“A bill to expand eligibility for and provide judicial review for the Elderly Home Detention Pilot Program, and to make other technical corrections.”
No CRS summary available for this bill.
This section revises the Bureau of Prisons authority under the Second Chance Act of 2007 to place certain elderly offenders (generally age 60 or older) and terminally ill offenders on home detention after serving a substantial portion of their sentence (i.e., §231(g)), as follows: (1) establishes a judicial review process allowing a court, upon defendant motion after exhausting administrative remedies or 30 days from requesting home detention, to reduce the imprisonment term and impose supervised release with a home detention condition for eligible offenders, considering 18 U.S.C. 3553(a) factors; (2) extends the authority through 2029 (from 2023) in subsections (g)(3) and (h); (3) expands ineligibility for offenders convicted of certain violent or serious offenses to explicitly include offenses under District of Columbia law; and (4) reduces the required service period for eligibility to 1/2 of the term of imprisonment minus good time credits under 18 U.S.C. 3624(b) (from 2/3 of the imposed term).

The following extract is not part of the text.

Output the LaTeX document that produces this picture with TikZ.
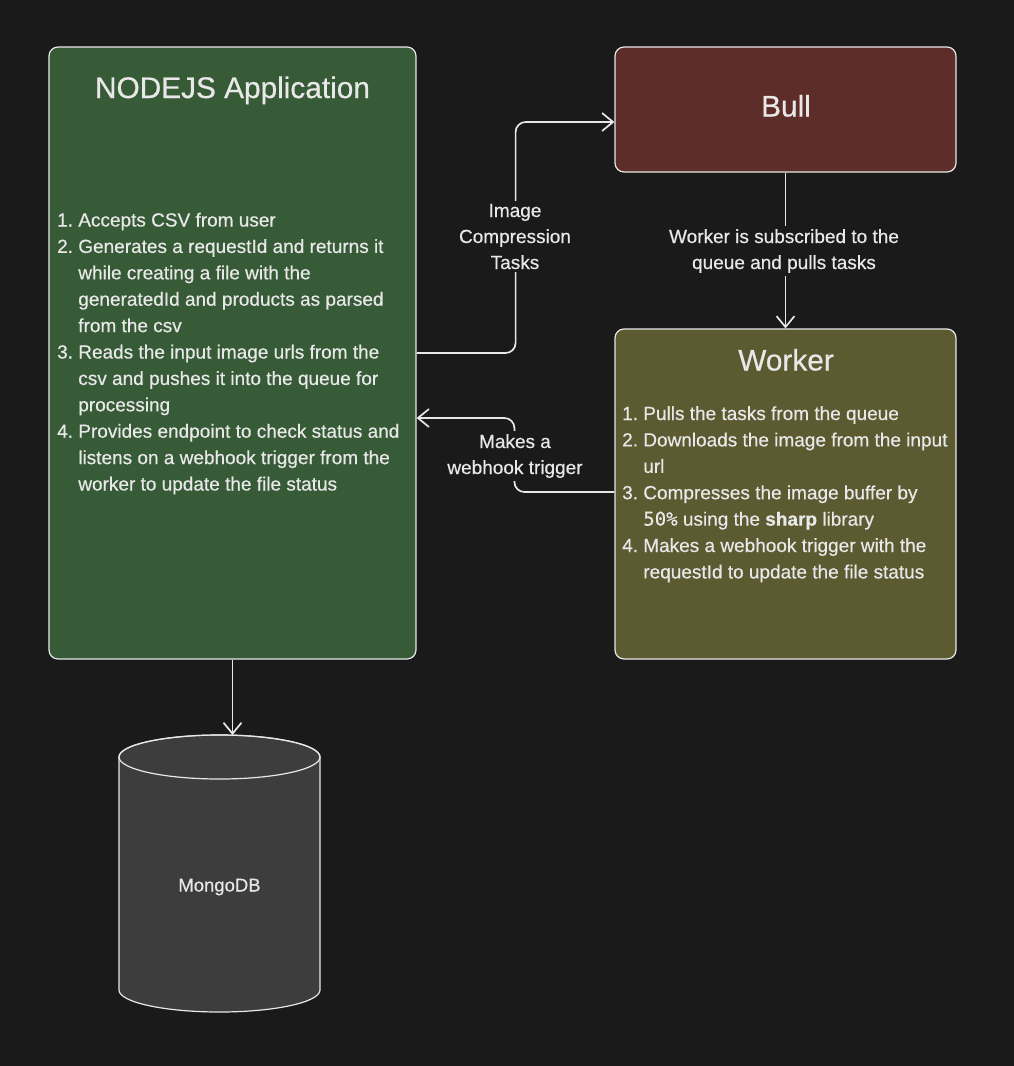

This section modifies the compassionate release statute by (1) expanding its applicability, notwithstanding any other law, to cases involving offenses committed before November 1, 1987; and (2) revising the administrative exhaustion requirement for defendant motions to permit filing on or after the earlier of full exhaustion of appeals of the Bureau of Prisons' failure to file a motion or expiration of the 30-day period beginning on the date the defendant submits a reduction request to the facility warden, regardless of the request's status (previously, after full exhaustion or lapse of 30 days from the warden's receipt of the request, whichever was earlier). (Compassionate release permits federal courts to reduce imposed prison terms upon finding extraordinary and compelling reasons or for eligible elderly prisoners, after considering 18 U.S.C. 3553(a) factors.)